Some of this is discrimination. But there are logical reasons too. For instance, women’s haircuts can take more time. There are also strategic reasons. Companies might, say, use a higher-quality fabric for a blouse than a men’s shirt because it allows them to mark up the price more.

“Women may just value those things and be willing to pay more to obtain those features,” Morwitz said.

Retailers use the same tactics when they raise prices, which means inflation is hitting women harder than men.

Krish Thyagarajan, president of the retail analytics company DataWeave, looked at six months of pricing data across 1 million products — mostly apparel and shoes.

“A higher proportion of product on the women’s side saw a higher increase,” he said. “So women’s seems to be kind of gyrating more than men’s.”

The data shows prices for women’s clothing and shoes increased about 15%, which is about 4 percentage points more than for men’s. This gap may not sound like much. But women already make only 83 cents for every $1 a man makes. Women of color make even less. 

It also has a psychological effect. Francesco D’Acunto, a professor of finance at Boston College, said higher prices for products like jeans may make women more sensitive to inflation in general — especially since women do most of the household shopping. 

“They actually find inflation much more visible. And therefore they think more about inflation. They actually expect systematically that inflation will be higher,” he said.

This matters a lot because expectations about inflation change how people look at their personal economies, including whether their wages are worth working for.

“And so this type of effect could be important and unfortunately, again, another negative potential effect for the case of women because it would reduce their labor force participation,” D’Acunto said.

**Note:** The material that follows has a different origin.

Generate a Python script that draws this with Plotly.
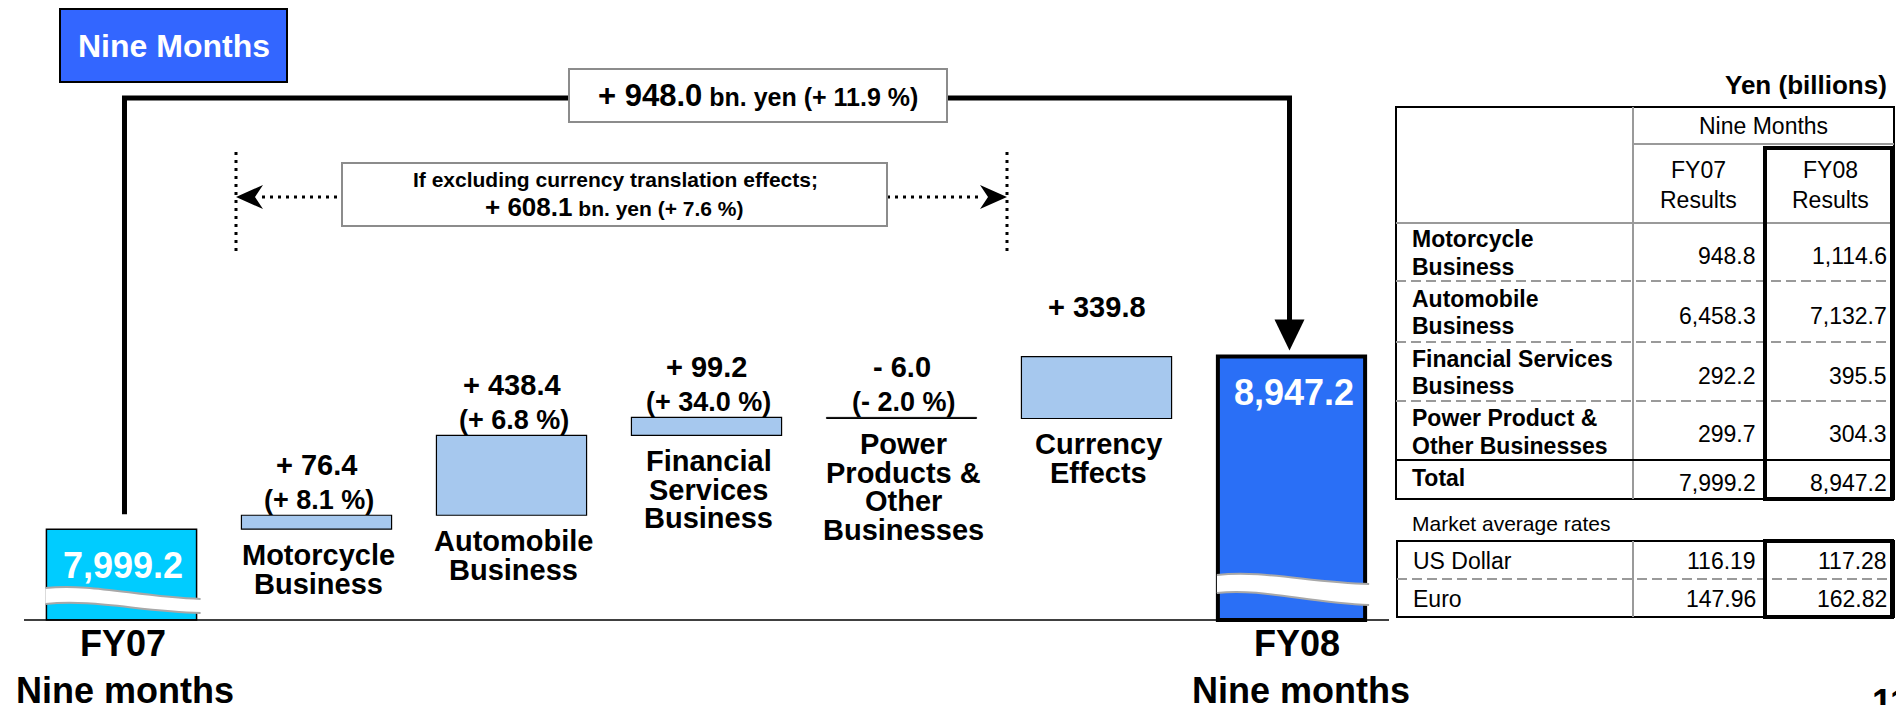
import plotly.graph_objects as go

W, H = 1896, 705
FONT = "Liberation Sans, Arial, Helvetica, sans-serif"

# ---- data (bn. yen) ---------------------------------------------------------
FY07_TOTAL = 7999.2
FY08_TOTAL = 8947.2
SEGMENTS = ["Motorcycle<br>Business", "Automobile<br>Business",
            "Financial<br>Services<br>Business",
            "Power<br>Products &<br>Other<br>Businesses",
            "Currency<br>Effects"]
CHANGES = [76.4, 438.4, 99.2, -6.0, 339.8]
CHANGE_PCT = [8.1, 6.8, 34.0, -2.0, None]
TOTAL_CHANGE, TOTAL_CHANGE_PCT = 948.0, 11.9
EXCL_FX_CHANGE, EXCL_FX_PCT = 608.1, 7.6

TABLE_ROWS = ["Motorcycle<br>Business", "Automobile<br>Business",
              "Financial Services<br>Business", "Power Product &<br>Other Businesses"]
FY07_RESULTS = [948.8, 6458.3, 292.2, 299.7]
FY08_RESULTS = [1114.6, 7132.7, 395.5, 304.3]
CURRENCIES = ["US Dollar", "Euro"]
RATE_FY07 = [116.19, 147.96]
RATE_FY08 = [117.28, 162.82]

# ---- geometry (pixels) ------------------------------------------------------
X_LEFT, X_RIGHT = 24, 1389       # horizontal extent of the waterfall
Y_BASE = 620                     # baseline
BREAK_BASE = 7500                # value sitting on the (broken) baseline
SCALE = 0.182                    # px per bn. yen
N = 7
STEP = (X_RIGHT - X_LEFT) / N


def px(x):
    return x / W


def py(y):
    return 1 - y / H


def xc(i):
    return X_LEFT + (i + 0.5) * STEP


def yv(v):
    return Y_BASE - (v - BREAK_BASE) * SCALE


def P(x, y):
    return f"{px(x):.5f},{py(y):.5f}"


# ---- waterfall bars ---------------------------------------------------------
bases, heights, colors = [BREAK_BASE], [FY07_TOTAL - BREAK_BASE], ["#00CCFF"]
run = FY07_TOTAL
for c in CHANGES:
    bases.append(run if c >= 0 else run + c)
    heights.append(abs(c))
    colors.append("#A6C8EE" if c >= 0 else "#EDEDED")
    run += c
bases.append(BREAK_BASE)
heights.append(FY08_TOTAL - BREAK_BASE)
colors.append("#2A6FF6")
line_w = [1.5] + [1.2 if c >= 0 else 1.0 for c in CHANGES] + [4]
widths = [0.77] * 6 + [0.755]

fig = go.Figure(go.Bar(
    x=list(range(N)), y=heights, base=bases, width=widths,
    marker=dict(color=colors, line=dict(color="black", width=line_w)),
    hoverinfo="skip",
))

shapes, notes = [], []


def rect(x0, y0, x1, y1, fill="rgba(0,0,0,0)", color="black", w=2):
    shapes.append(dict(type="rect", xref="paper", yref="paper",
                       x0=px(x0), x1=px(x1), y0=py(y1), y1=py(y0),
                       fillcolor=fill, line=dict(color=color, width=w)))


def seg(x0, y0, x1, y1, color="black", w=2, dash="solid"):
    shapes.append(dict(type="line", xref="paper", yref="paper",
                       x0=px(x0), x1=px(x1), y0=py(y0), y1=py(y1),
                       line=dict(color=color, width=w, dash=dash)))


def path(d, fill="rgba(0,0,0,0)", color="black", w=0):
    shapes.append(dict(type="path", xref="paper", yref="paper", path=d,
                       fillcolor=fill, line=dict(color=color, width=w)))


def text(x, y, s, size, color="black", bold=True, xanchor="center"):
    notes.append(dict(x=px(x), y=py(y), xref="paper", yref="paper",
                      text=f"<b>{s}</b>" if bold else s, showarrow=False,
                      xanchor=xanchor, yanchor="middle",
                      font=dict(family=FONT, size=size, color=color)))


def wave(i, tl, tr, bl, br):
    half = widths[i] / 2 * STEP
    xl, xr = xc(i) - half - 1, xc(i) + half + 4
    w = xr - xl
    top = f"M{P(xl, tl)} C{P(xl + .3 * w, tl - 5)} {P(xl + .6 * w, tr - 2)} {P(xr, tr)}"
    bot = f"M{P(xl, bl)} C{P(xl + .3 * w, bl - 5)} {P(xl + .6 * w, br - 2)} {P(xr, br)}"
    band = (f"M{P(xl, tl)} C{P(xl + .3 * w, tl - 5)} {P(xl + .6 * w, tr - 2)} {P(xr, tr)}"
            f" L{P(xr, br)} C{P(xl + .6 * w, br - 2)} {P(xl + .3 * w, bl - 5)} {P(xl, bl)} Z")
    path(band, fill="white")
    path(top, color="#A8A8A8", w=2)
    path(bot, color="#A8A8A8", w=2)


# baseline + axis breaks
seg(X_LEFT, Y_BASE, X_RIGHT, Y_BASE, w=1.5)
wave(0, 588, 599, 604, 613)
wave(6, 575, 584, 593, 605)

# totals inside the end bars and below them
for i, v in ((0, FY07_TOTAL), (6, FY08_TOTAL)):
    text(xc(i) + 2, yv(v) + 36, f"{v:,.1f}", 36, color="white")
text(xc(0) + 2, 643, "FY07", 36)
text(xc(0) + 3, 690, "Nine months", 36)
text(xc(6) + 5, 643, "FY08", 36)
text(xc(6) + 9, 690, "Nine months", 36)

# increment labels
for k, c in enumerate(CHANGES):
    i = k + 1
    top = yv(bases[i] + heights[i])
    bottom = yv(bases[i])
    sign = "+" if c >= 0 else "-"
    text(xc(i), top - 50, f"{sign} {abs(c):.1f}", 29)
    if CHANGE_PCT[k] is not None:
        p = CHANGE_PCT[k]
        text(xc(i) + 2, top - 15, f"({'+' if p >= 0 else '-'} {abs(p):.1f} %)", 27)
    for j, ln in enumerate(SEGMENTS[k].split("<br>")):
        text(xc(i) + 2, bottom + 26 + j * 28.5, ln, 29)

# overall bracket with arrow into FY08
bx0, bx1, btop = xc(0) + 3, xc(6) - 2, 98
tip = yv(FY08_TOTAL) - 6
path(f"M{P(bx0, yv(FY07_TOTAL) - 15)} L{P(bx0, btop)} L{P(bx1, btop)} L{P(bx1, tip - 28)}",
     color="black", w=5)
path(f"M{P(bx1 - 15, tip - 31)} L{P(bx1 + 15, tip - 31)} L{P(bx1, tip)} Z", fill="black")
rect(569, 69, 947, 122, fill="white", color="#8C8C8C", w=2)
text(758, 96, f"<span style='font-size:31px'>+ {TOTAL_CHANGE:.1f}</span>"
     f" bn. yen (+ {TOTAL_CHANGE_PCT:.1f} %)", 25)

# excluding-currency bracket (dotted)
for x in (236, 1007):
    seg(x, 152, x, 252, w=3, dash="3px,5px")
seg(262, 197, 341, 197, w=3, dash="3px,5px")
seg(887, 197, 982, 197, w=3, dash="3px,5px")
path(f"M{P(236, 197)} L{P(263, 185)} L{P(255, 197)} L{P(263, 209)} Z", fill="black")
path(f"M{P(1007, 197)} L{P(980, 185)} L{P(988, 197)} L{P(980, 209)} Z", fill="black")
rect(342, 163, 887, 226, fill="white", color="#8C8C8C", w=2)
text(615, 180, "If excluding currency translation effects;", 21)
text(614, 207, f"<span style='font-size:26px'>+ {EXCL_FX_CHANGE:.1f}</span>"
     f" bn. yen (+ {EXCL_FX_PCT:.1f} %)", 21)

# title tab
rect(60, 9, 287, 82, fill="#3366FF", color="black", w=2)
text(174, 46, "Nine Months", 32, color="white")

# ---- results table ----------------------------------------------------------
T_L, T_R, C1, C2 = 1396, 1894, 1633, 1765
ROW_EDGES = [223, 281, 342, 401, 460, 499]
GRAY = "#9A9A9A"
text(1889, 85, "Yen (billions)", 26, xanchor="right")
rect(T_L, 107, T_R, 499, w=2)
seg(C1, 107, C1, 499, color=GRAY)
seg(C1, 144, T_R, 144, color=GRAY)
seg(T_L, 223, T_R, 223, color=GRAY)
for e in ROW_EDGES[1:4]:
    seg(T_L, e, T_R, e, color=GRAY, dash="10px,5px")
seg(T_L, 460, T_R, 460, w=2)
text(1763, 126, "Nine Months", 23, bold=False)
text(1698, 170, "FY07", 23, bold=False)
text(1698, 200, "Results", 23, bold=False)
text(1830, 170, "FY08", 23, bold=False)
text(1830, 200, "Results", 23, bold=False)
for r, lab in enumerate(TABLE_ROWS):
    mid = (ROW_EDGES[r] + ROW_EDGES[r + 1]) / 2
    for j, ln in enumerate(lab.split("<br>")):
        text(1410, mid - 13 + j * 28, ln, 23, xanchor="left")
    text(1758, mid + 4, f"{FY07_RESULTS[r]:,.1f}", 23, bold=False, xanchor="right")
    text(1889, mid + 4, f"{FY08_RESULTS[r]:,.1f}", 23, bold=False, xanchor="right")
text(1410, 478, "Total", 23, xanchor="left")
text(1758, 483, f"{FY07_TOTAL:,.1f}", 23, bold=False, xanchor="right")
text(1889, 483, f"{FY08_TOTAL:,.1f}", 23, bold=False, xanchor="right")
rect(C2, 148, 1892, 499, w=4)

text(1410, 523, "Market average rates", 21, bold=False, xanchor="left")
RATE_EDGES = [541, 579, 617]
rect(1397, 541, T_R, 617, w=2)
seg(C1, 541, C1, 617, color=GRAY)
seg(1397, 579, T_R, 579, color=GRAY, dash="10px,5px")
for r, cur in enumerate(CURRENCIES):
    mid = (RATE_EDGES[r] + RATE_EDGES[r + 1]) / 2
    text(1411, mid + 1, cur, 23, bold=False, xanchor="left")
    text(1758, mid + 1, f"{RATE_FY07[r]:.2f}", 23, bold=False, xanchor="right")
    text(1889, mid + 1, f"{RATE_FY08[r]:.2f}", 23, bold=False, xanchor="right")
rect(C2, 541, 1892, 617, w=4)

# page number (cut off at the slide edge)
text(1870, 702, "11", 36, xanchor="left")

fig.update_layout(
    width=W, height=H, margin=dict(l=0, r=0, t=0, b=0),
    paper_bgcolor="white", plot_bgcolor="white", showlegend=False,
    xaxis=dict(domain=[px(X_LEFT), px(X_RIGHT)], range=[-0.5, N - 0.5], visible=False),
    yaxis=dict(domain=[0, 1], visible=False,
               range=[BREAK_BASE - (H - Y_BASE) / SCALE, BREAK_BASE + Y_BASE / SCALE]),
    shapes=shapes, annotations=notes,
)

fig.write_html("out.html", config={"displayModeBar": False},
               post_script="document.body.style.margin='0';")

The she-cession and she-flation are colliding. And this could further slow women’s return to the workforce. It’s also putting a lot more stress on women who already feel stretched thin after more than two years of pandemic parenting.

Stacey Long is 42 and lives in Chatham, Massachusetts. The restaurant she served at laid her off at the beginning of the pandemic. She was also pregnant with her second child, which made her extra-worried about the virus. Plus, she and her boyfriend, who works as a builder and fisherman, couldn’t find child care for her toddler.

“And then if you find any, the prices are so high. And that’s your entire paycheck, so then almost like, what is the point?” she said.

Meanwhile, rising food prices drove her to switch to generic brand formula for her baby, and she spends more time couponing and getting creative in the kitchen.

“I’m trying to make really awesome meals, but yet, what can you do with a family pack of chicken legs? You can only stretch that so far to make something, you know?”

Long serves her family at home but really misses serving at the restaurant. She’s an extrovert and likes interacting with customers. She’s hoping to get back to work two nights a week this summer.

“Well, I definitely need my sanity. And with two little boys, I’m going to work somehow. I’m going to figure it out,” she said, laughing.

But amid soaring prices and high child care costs, work might contribute more to her sanity than to her family’s purchasing power.